TASK REQUIREMENTS
Please, without the pictures, retype exactly the lines from the start of the material through the line that holds "df = pd.DataFrame(rows)".

>>>

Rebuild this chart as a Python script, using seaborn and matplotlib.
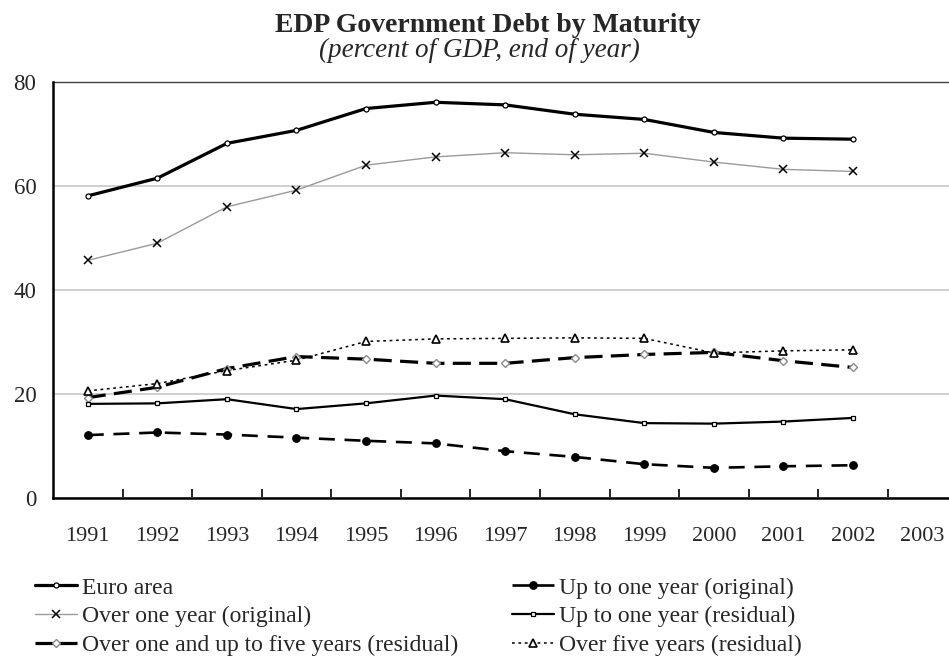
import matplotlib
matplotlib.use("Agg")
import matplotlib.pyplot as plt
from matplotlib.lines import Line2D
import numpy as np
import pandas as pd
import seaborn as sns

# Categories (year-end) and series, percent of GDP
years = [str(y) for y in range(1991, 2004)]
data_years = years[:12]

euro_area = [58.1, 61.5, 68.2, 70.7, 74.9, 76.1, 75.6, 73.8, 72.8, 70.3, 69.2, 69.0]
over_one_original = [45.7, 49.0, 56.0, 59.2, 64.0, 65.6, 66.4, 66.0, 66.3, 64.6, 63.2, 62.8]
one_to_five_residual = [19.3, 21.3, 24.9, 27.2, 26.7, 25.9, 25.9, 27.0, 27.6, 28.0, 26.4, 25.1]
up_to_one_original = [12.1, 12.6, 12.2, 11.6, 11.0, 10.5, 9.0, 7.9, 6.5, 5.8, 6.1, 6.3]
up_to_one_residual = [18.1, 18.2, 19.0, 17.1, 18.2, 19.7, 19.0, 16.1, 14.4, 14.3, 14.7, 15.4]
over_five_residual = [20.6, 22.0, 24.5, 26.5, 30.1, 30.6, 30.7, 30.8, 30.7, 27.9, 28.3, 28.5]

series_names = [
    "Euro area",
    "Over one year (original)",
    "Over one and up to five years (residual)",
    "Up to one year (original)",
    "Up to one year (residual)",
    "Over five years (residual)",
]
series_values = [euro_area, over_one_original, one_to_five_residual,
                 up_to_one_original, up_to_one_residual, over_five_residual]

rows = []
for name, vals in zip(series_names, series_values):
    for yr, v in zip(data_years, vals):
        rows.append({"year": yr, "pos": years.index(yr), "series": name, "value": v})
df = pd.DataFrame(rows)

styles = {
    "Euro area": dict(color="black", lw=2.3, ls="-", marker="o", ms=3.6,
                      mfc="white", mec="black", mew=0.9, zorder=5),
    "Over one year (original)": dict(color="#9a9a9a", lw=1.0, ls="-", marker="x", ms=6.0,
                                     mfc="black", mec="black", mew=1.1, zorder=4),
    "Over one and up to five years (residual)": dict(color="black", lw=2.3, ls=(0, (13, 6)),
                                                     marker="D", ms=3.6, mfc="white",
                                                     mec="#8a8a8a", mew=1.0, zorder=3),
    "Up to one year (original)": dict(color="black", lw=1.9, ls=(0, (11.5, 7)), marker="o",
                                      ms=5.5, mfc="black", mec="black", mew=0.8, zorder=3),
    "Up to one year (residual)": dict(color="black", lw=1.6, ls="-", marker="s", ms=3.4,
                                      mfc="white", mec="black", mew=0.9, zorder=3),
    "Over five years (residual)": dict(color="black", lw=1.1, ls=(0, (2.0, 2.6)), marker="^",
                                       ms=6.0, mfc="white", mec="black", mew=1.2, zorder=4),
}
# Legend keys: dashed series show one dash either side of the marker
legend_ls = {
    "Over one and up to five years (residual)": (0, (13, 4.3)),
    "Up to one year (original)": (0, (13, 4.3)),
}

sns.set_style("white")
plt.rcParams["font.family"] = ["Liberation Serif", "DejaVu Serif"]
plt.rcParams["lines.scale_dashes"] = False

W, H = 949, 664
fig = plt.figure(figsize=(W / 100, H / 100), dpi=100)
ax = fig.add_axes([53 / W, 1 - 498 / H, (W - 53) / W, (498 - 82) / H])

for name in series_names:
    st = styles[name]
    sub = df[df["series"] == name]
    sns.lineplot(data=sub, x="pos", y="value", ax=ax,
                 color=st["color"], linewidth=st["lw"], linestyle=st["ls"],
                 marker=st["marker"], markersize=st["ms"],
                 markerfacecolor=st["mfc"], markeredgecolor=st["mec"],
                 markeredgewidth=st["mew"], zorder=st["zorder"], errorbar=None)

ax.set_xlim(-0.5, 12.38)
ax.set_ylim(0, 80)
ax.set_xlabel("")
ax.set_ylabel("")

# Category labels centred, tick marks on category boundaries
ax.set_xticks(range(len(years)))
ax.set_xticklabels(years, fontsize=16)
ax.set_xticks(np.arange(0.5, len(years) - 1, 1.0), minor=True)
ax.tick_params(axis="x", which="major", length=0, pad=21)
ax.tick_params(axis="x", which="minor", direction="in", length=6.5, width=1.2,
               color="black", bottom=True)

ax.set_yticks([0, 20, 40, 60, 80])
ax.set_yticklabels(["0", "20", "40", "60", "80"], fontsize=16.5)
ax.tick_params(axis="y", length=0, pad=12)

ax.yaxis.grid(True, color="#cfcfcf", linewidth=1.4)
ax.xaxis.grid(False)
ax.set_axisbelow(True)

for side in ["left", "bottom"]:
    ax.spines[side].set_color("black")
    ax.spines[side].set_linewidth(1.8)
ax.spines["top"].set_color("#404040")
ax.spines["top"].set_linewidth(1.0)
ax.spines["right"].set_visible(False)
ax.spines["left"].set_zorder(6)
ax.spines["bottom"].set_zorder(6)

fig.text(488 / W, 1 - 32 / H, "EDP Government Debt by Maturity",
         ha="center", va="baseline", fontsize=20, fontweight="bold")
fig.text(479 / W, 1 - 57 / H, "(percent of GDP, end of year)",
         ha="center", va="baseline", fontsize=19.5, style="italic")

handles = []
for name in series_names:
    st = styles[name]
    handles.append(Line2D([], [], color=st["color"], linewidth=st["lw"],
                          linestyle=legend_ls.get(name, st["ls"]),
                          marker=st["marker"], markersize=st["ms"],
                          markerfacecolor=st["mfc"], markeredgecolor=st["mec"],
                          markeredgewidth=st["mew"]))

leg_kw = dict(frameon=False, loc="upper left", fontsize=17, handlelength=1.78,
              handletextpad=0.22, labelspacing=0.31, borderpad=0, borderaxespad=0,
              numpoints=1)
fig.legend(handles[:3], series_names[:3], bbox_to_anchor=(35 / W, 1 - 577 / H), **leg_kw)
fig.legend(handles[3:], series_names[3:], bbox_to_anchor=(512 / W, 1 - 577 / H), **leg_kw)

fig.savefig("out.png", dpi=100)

<<<

REPLY TO THE EXERCISE
Rebuild this chart as a Python script, using seaborn and matplotlib.
import matplotlib
matplotlib.use("Agg")
import matplotlib.pyplot as plt
from matplotlib.lines import Line2D
import numpy as np
import pandas as pd
import seaborn as sns

# Categories (year-end) and series, percent of GDP
years = [str(y) for y in range(1991, 2004)]
data_years = years[:12]

euro_area = [58.1, 61.5, 68.2, 70.7, 74.9, 76.1, 75.6, 73.8, 72.8, 70.3, 69.2, 69.0]
over_one_original = [45.7, 49.0, 56.0, 59.2, 64.0, 65.6, 66.4, 66.0, 66.3, 64.6, 63.2, 62.8]
one_to_five_residual = [19.3, 21.3, 24.9, 27.2, 26.7, 25.9, 25.9, 27.0, 27.6, 28.0, 26.4, 25.1]
up_to_one_original = [12.1, 12.6, 12.2, 11.6, 11.0, 10.5, 9.0, 7.9, 6.5, 5.8, 6.1, 6.3]
up_to_one_residual = [18.1, 18.2, 19.0, 17.1, 18.2, 19.7, 19.0, 16.1, 14.4, 14.3, 14.7, 15.4]
over_five_residual = [20.6, 22.0, 24.5, 26.5, 30.1, 30.6, 30.7, 30.8, 30.7, 27.9, 28.3, 28.5]

series_names = [
    "Euro area",
    "Over one year (original)",
    "Over one and up to five years (residual)",
    "Up to one year (original)",
    "Up to one year (residual)",
    "Over five years (residual)",
]
series_values = [euro_area, over_one_original, one_to_five_residual,
                 up_to_one_original, up_to_one_residual, over_five_residual]

rows = []
for name, vals in zip(series_names, series_values):
    for yr, v in zip(data_years, vals):
        rows.append({"year": yr, "pos": years.index(yr), "series": name, "value": v})
df = pd.DataFrame(rows)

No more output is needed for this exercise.